> _Stated exercise_: Retype each line of the material exactly, please, skipping any picture in it.

> _Dataset content_:
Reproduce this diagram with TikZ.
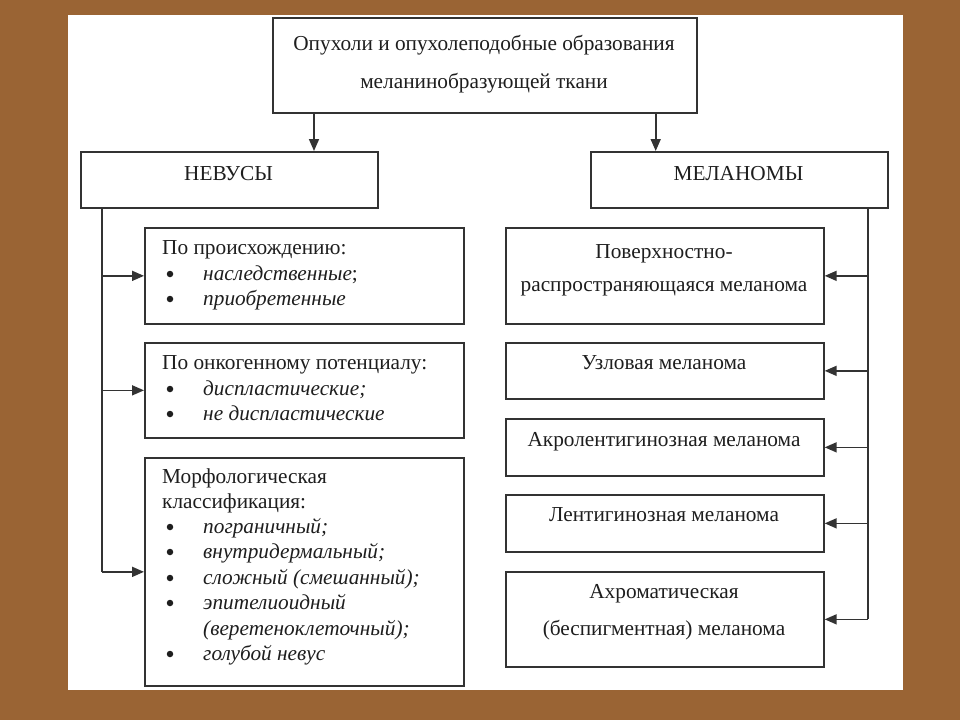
\documentclass[tikz,border=0pt]{standalone}
\usepackage{fontspec}
\setmainfont{Liberation Serif}
\usetikzlibrary{arrows.meta}
\newcommand\myfs{\fontsize{21.3}{25}\selectfont}
\definecolor{bgbrown}{HTML}{9A6434}
\definecolor{ink}{HTML}{1E1E1E}
\definecolor{lineink}{HTML}{333333}
\tikzset{
  box/.style={draw=lineink, line width=1.7pt, rectangle, inner sep=0pt, anchor=north west, fill=white},
  txt/.style={font=\myfs, text=ink, inner sep=0pt, anchor=base},
  ltx/.style={font=\myfs, text=ink, inner sep=0pt, anchor=base west},
  itx/.style={font=\myfs\itshape, text=ink, inner sep=0pt, anchor=base west},
  bul/.style={circle, fill=ink, inner sep=0pt, minimum size=6.5pt},
  conn/.style={draw=lineink, line width=1.7pt},
  arr/.style={conn, -{Triangle[length=12pt,width=10pt]}}
}
\begin{document}
\begin{tikzpicture}[x=1pt,y=-1pt]
\useasboundingbox (0,0) rectangle (960,720);
\fill[bgbrown] (0,0) rectangle (960,720);
\fill[white] (68,15) rectangle (903,690);

% boxes
\node[box, minimum width=424pt, minimum height=95pt] (top) at (272,17) {};
\node[box, minimum width=297pt, minimum height=56pt] (nev) at (80,151) {};
\node[box, minimum width=297pt, minimum height=56pt] (mel) at (590,151) {};
\node[box, minimum width=319pt, minimum height=96pt] (L1) at (144,227) {};
\node[box, minimum width=319pt, minimum height=95pt] (L2) at (144,342) {};
\node[box, minimum width=319pt, minimum height=228pt] (L3) at (144,457) {};
\node[box, minimum width=318pt, minimum height=96pt] (R1) at (505,227) {};
\node[box, minimum width=318pt, minimum height=56pt] (R2) at (505,342) {};
\node[box, minimum width=318pt, minimum height=57pt] (R3) at (505,418) {};
\node[box, minimum width=318pt, minimum height=57pt] (R4) at (505,494) {};
\node[box, minimum width=318pt, minimum height=95pt] (R5) at (505,571) {};

% texts
\node[txt] (t1) at (484,50) {Опухоли и опухолеподобные образования};
\node[txt] (t2) at (484,88) {меланинобразующей ткани};
\node[txt] (tn) at (228.5,180) {НЕВУСЫ};
\node[txt] (tm) at (738.5,180) {МЕЛАНОМЫ};

\node[ltx] (a0) at (162,254) {По происхождению:};
\node[bul] (a1b) at (170,274) {};
\node[itx] (a1) at (203,280) {наследственные\upshape;};
\node[bul] (a2b) at (170,299) {};
\node[itx] (a2) at (203,305) {приобретенные};

\node[ltx] (b0) at (162,369) {По онкогенному потенциалу:};
\node[bul] (b1b) at (170,389) {};
\node[itx] (b1) at (203,395) {диспластические;};
\node[bul] (b2b) at (170,414) {};
\node[itx] (b2) at (203,420) {не диспластические};

\node[ltx] (c0) at (162,483) {Морфологическая};
\node[ltx] (c00) at (162,508) {классификация:};
\node[bul] (c1b) at (170,527) {};
\node[itx] (c1) at (203,533) {пограничный;};
\node[bul] (c2b) at (170,552) {};
\node[itx] (c2) at (203,558) {внутридермальный;};
\node[bul] (c3b) at (170,578) {};
\node[itx] (c3) at (203,584) {сложный (смешанный);};
\node[bul] (c4b) at (170,603) {};
\node[itx] (c4) at (203,609) {эпителиоидный};
\node[itx] (c4a) at (203,635) {(веретеноклеточный);};
\node[bul] (c5b) at (170,654) {};
\node[itx] (c5) at (203,660) {голубой невус};

\node[txt] (r1a) at (664,258) {Поверхностно-};
\node[txt] (r1b) at (664,291) {распространяющаяся меланома};
\node[txt] (r2) at (664,369) {Узловая меланома};
\node[txt] (r3) at (664,446) {Акролентигинозная меланома};
\node[txt] (r4) at (664,521) {Лентигинозная меланома};
\node[txt] (r5a) at (664,598) {Ахроматическая};
\node[txt] (r5b) at (664,635) {(беспигментная) меланома};

% connectors from top
\draw[arr] ([xshift=42pt]top.south west) -- ([xshift=42pt]top.south west |- nev.north);
\draw[arr] ([xshift=-42pt]top.south east) -- ([xshift=-42pt]top.south east |- mel.north);

% left trunk
\coordinate (lt) at ([xshift=22pt]nev.south west);
\draw[conn] (lt) -- (lt |- L3.west);
\draw[arr] (lt |- L1.west) -- (L1.west);
\draw[arr] (lt |- L2.west) -- (L2.west);
\draw[arr] (lt |- L3.west) -- (L3.west);

% right trunk
\coordinate (rt) at ([xshift=-21pt]mel.south east);
\draw[conn] (rt) -- (rt |- R5.east);
\draw[arr] (rt |- R1.east) -- (R1.east);
\draw[arr] (rt |- R2.east) -- (R2.east);
\draw[arr] (rt |- R3.east) -- (R3.east);
\draw[arr] (rt |- R4.east) -- (R4.east);
\draw[arr] (rt |- R5.east) -- (R5.east);
\end{tikzpicture}
\end{document}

> _Solution to the problem_:
Reproduce this diagram with TikZ.
\documentclass[tikz,border=0pt]{standalone}
\usepackage{fontspec}
\setmainfont{Liberation Serif}
\usetikzlibrary{arrows.meta}
\newcommand\myfs{\fontsize{21.3}{25}\selectfont}
\definecolor{bgbrown}{HTML}{9A6434}
\definecolor{ink}{HTML}{1E1E1E}
\definecolor{lineink}{HTML}{333333}
\tikzset{
  box/.style={draw=lineink, line width=1.7pt, rectangle, inner sep=0pt, anchor=north west, fill=white},
  txt/.style={font=\myfs, text=ink, inner sep=0pt, anchor=base},
  ltx/.style={font=\myfs, text=ink, inner sep=0pt, anchor=base west},
  itx/.style={font=\myfs\itshape, text=ink, inner sep=0pt, anchor=base west},
  bul/.style={circle, fill=ink, inner sep=0pt, minimum size=6.5pt},
  conn/.style={draw=lineink, line width=1.7pt},
  arr/.style={conn, -{Triangle[length=12pt,width=10pt]}}
}
\begin{document}
\begin{tikzpicture}[x=1pt,y=-1pt]
\useasboundingbox (0,0) rectangle (960,720);
\fill[bgbrown] (0,0) rectangle (960,720);
\fill[white] (68,15) rectangle (903,690);

% boxes
\node[box, minimum width=424pt, minimum height=95pt] (top) at (272,17) {};
\node[box, minimum width=297pt, minimum height=56pt] (nev) at (80,151) {};
\node[box, minimum width=297pt, minimum height=56pt] (mel) at (590,151) {};
\node[box, minimum width=319pt, minimum height=96pt] (L1) at (144,227) {};
\node[box, minimum width=319pt, minimum height=95pt] (L2) at (144,342) {};
\node[box, minimum width=319pt, minimum height=228pt] (L3) at (144,457) {};
\node[box, minimum width=318pt, minimum height=96pt] (R1) at (505,227) {};
\node[box, minimum width=318pt, minimum height=56pt] (R2) at (505,342) {};
\node[box, minimum width=318pt, minimum height=57pt] (R3) at (505,418) {};
\node[box, minimum width=318pt, minimum height=57pt] (R4) at (505,494) {};
\node[box, minimum width=318pt, minimum height=95pt] (R5) at (505,571) {};

% texts
\node[txt] (t1) at (484,50) {Опухоли и опухолеподобные образования};
\node[txt] (t2) at (484,88) {меланинобразующей ткани};
\node[txt] (tn) at (228.5,180) {НЕВУСЫ};
\node[txt] (tm) at (738.5,180) {МЕЛАНОМЫ};

\node[ltx] (a0) at (162,254) {По происхождению:};
\node[bul] (a1b) at (170,274) {};
\node[itx] (a1) at (203,280) {наследственные\upshape;};
\node[bul] (a2b) at (170,299) {};
\node[itx] (a2) at (203,305) {приобретенные};

\node[ltx] (b0) at (162,369) {По онкогенному потенциалу:};
\node[bul] (b1b) at (170,389) {};
\node[itx] (b1) at (203,395) {диспластические;};
\node[bul] (b2b) at (170,414) {};
\node[itx] (b2) at (203,420) {не диспластические};

\node[ltx] (c0) at (162,483) {Морфологическая};
\node[ltx] (c00) at (162,508) {классификация:};
\node[bul] (c1b) at (170,527) {};
\node[itx] (c1) at (203,533) {пограничный;};
\node[bul] (c2b) at (170,552) {};
\node[itx] (c2) at (203,558) {внутридермальный;};
\node[bul] (c3b) at (170,578) {};
\node[itx] (c3) at (203,584) {сложный (смешанный);};
\node[bul] (c4b) at (170,603) {};
\node[itx] (c4) at (203,609) {эпителиоидный};
\node[itx] (c4a) at (203,635) {(веретеноклеточный);};
\node[bul] (c5b) at (170,654) {};
\node[itx] (c5) at (203,660) {голубой невус};

\node[txt] (r1a) at (664,258) {Поверхностно-};
\node[txt] (r1b) at (664,291) {распространяющаяся меланома};
\node[txt] (r2) at (664,369) {Узловая меланома};
\node[txt] (r3) at (664,446) {Акролентигинозная меланома};
\node[txt] (r4) at (664,521) {Лентигинозная меланома};
\node[txt] (r5a) at (664,598) {Ахроматическая};
\node[txt] (r5b) at (664,635) {(беспигментная) меланома};

% connectors from top
\draw[arr] ([xshift=42pt]top.south west) -- ([xshift=42pt]top.south west |- nev.north);
\draw[arr] ([xshift=-42pt]top.south east) -- ([xshift=-42pt]top.south east |- mel.north);

% left trunk
\coordinate (lt) at ([xshift=22pt]nev.south west);
\draw[conn] (lt) -- (lt |- L3.west);
\draw[arr] (lt |- L1.west) -- (L1.west);
\draw[arr] (lt |- L2.west) -- (L2.west);
\draw[arr] (lt |- L3.west) -- (L3.west);

% right trunk
\coordinate (rt) at ([xshift=-21pt]mel.south east);
\draw[conn] (rt) -- (rt |- R5.east);
\draw[arr] (rt |- R1.east) -- (R1.east);
\draw[arr] (rt |- R2.east) -- (R2.east);
\draw[arr] (rt |- R3.east) -- (R3.east);
\draw[arr] (rt |- R4.east) -- (R4.east);
\draw[arr] (rt |- R5.east) -- (R5.east);
\end{tikzpicture}
\end{document}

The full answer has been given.